→ SUPPLIED MATERIAL
»»

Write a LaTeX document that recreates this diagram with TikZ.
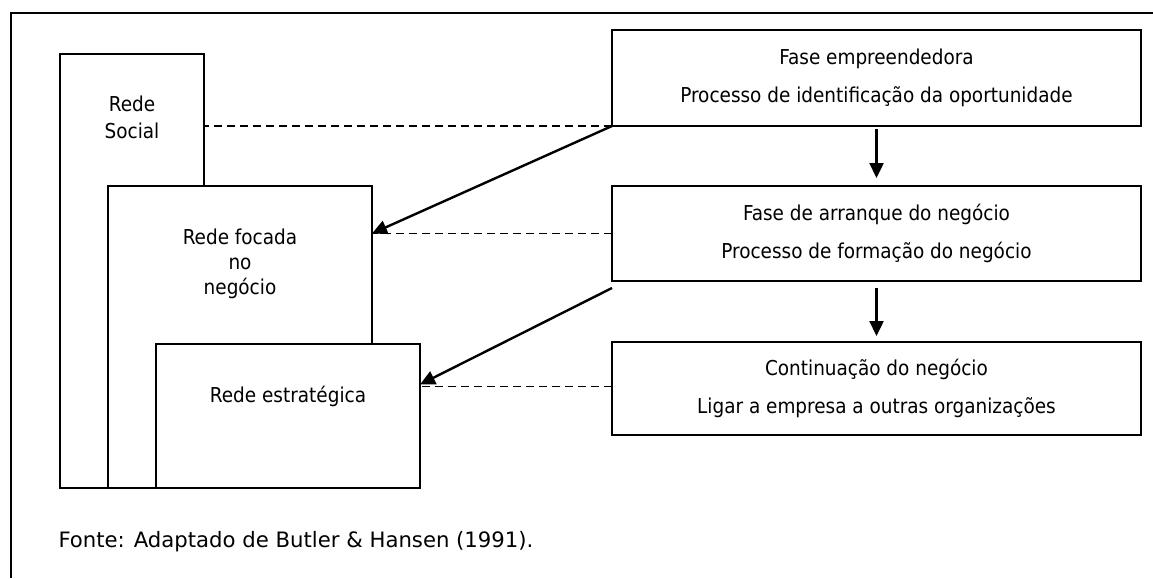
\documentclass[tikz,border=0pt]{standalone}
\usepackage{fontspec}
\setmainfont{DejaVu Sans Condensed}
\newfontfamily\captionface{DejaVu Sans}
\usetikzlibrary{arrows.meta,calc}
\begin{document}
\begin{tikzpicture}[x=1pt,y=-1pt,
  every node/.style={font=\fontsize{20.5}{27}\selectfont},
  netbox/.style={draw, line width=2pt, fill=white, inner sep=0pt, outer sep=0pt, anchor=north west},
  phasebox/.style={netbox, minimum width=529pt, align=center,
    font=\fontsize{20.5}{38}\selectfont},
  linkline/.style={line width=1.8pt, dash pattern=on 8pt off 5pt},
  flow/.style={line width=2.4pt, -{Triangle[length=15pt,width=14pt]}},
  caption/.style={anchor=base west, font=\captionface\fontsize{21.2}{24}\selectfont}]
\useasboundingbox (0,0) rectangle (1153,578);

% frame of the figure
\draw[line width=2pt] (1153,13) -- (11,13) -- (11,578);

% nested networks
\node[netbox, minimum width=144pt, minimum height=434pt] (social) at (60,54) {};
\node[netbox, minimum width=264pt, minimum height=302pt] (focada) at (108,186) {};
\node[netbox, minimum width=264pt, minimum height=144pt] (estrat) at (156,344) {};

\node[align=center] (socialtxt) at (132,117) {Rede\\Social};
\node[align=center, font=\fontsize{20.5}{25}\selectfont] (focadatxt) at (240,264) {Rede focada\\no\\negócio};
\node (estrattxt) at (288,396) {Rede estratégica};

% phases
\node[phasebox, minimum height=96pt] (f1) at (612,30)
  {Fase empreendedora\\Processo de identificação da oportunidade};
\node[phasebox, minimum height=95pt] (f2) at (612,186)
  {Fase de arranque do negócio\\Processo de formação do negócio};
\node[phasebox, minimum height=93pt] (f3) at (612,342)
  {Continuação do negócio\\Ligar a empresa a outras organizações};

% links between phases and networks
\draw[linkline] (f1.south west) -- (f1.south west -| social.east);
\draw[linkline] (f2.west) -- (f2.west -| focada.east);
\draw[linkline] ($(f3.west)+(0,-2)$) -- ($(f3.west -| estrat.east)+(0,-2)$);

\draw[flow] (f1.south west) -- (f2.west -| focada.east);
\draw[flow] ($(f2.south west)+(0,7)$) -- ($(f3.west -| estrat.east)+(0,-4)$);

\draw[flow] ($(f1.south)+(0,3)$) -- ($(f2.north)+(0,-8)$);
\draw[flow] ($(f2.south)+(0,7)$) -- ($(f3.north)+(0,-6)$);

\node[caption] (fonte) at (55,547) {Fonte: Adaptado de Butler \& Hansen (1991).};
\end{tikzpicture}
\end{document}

««

→ TASK REQUIREMENTS
Copy nothing but the lines from the top of the material through the line holding "do negócio\\Ligar a", exactly as written; omit pictures.

→ COMPLETE RESPONSE
Write a LaTeX document that recreates this diagram with TikZ.
\documentclass[tikz,border=0pt]{standalone}
\usepackage{fontspec}
\setmainfont{DejaVu Sans Condensed}
\newfontfamily\captionface{DejaVu Sans}
\usetikzlibrary{arrows.meta,calc}
\begin{document}
\begin{tikzpicture}[x=1pt,y=-1pt,
  every node/.style={font=\fontsize{20.5}{27}\selectfont},
  netbox/.style={draw, line width=2pt, fill=white, inner sep=0pt, outer sep=0pt, anchor=north west},
  phasebox/.style={netbox, minimum width=529pt, align=center,
    font=\fontsize{20.5}{38}\selectfont},
  linkline/.style={line width=1.8pt, dash pattern=on 8pt off 5pt},
  flow/.style={line width=2.4pt, -{Triangle[length=15pt,width=14pt]}},
  caption/.style={anchor=base west, font=\captionface\fontsize{21.2}{24}\selectfont}]
\useasboundingbox (0,0) rectangle (1153,578);

% frame of the figure
\draw[line width=2pt] (1153,13) -- (11,13) -- (11,578);

% nested networks
\node[netbox, minimum width=144pt, minimum height=434pt] (social) at (60,54) {};
\node[netbox, minimum width=264pt, minimum height=302pt] (focada) at (108,186) {};
\node[netbox, minimum width=264pt, minimum height=144pt] (estrat) at (156,344) {};

\node[align=center] (socialtxt) at (132,117) {Rede\\Social};
\node[align=center, font=\fontsize{20.5}{25}\selectfont] (focadatxt) at (240,264) {Rede focada\\no\\negócio};
\node (estrattxt) at (288,396) {Rede estratégica};

% phases
\node[phasebox, minimum height=96pt] (f1) at (612,30)
  {Fase empreendedora\\Processo de identificação da oportunidade};
\node[phasebox, minimum height=95pt] (f2) at (612,186)
  {Fase de arranque do negócio\\Processo de formação do negócio};
\node[phasebox, minimum height=93pt] (f3) at (612,342)
  {Continuação do negócio\\Ligar a empresa a outras organizações};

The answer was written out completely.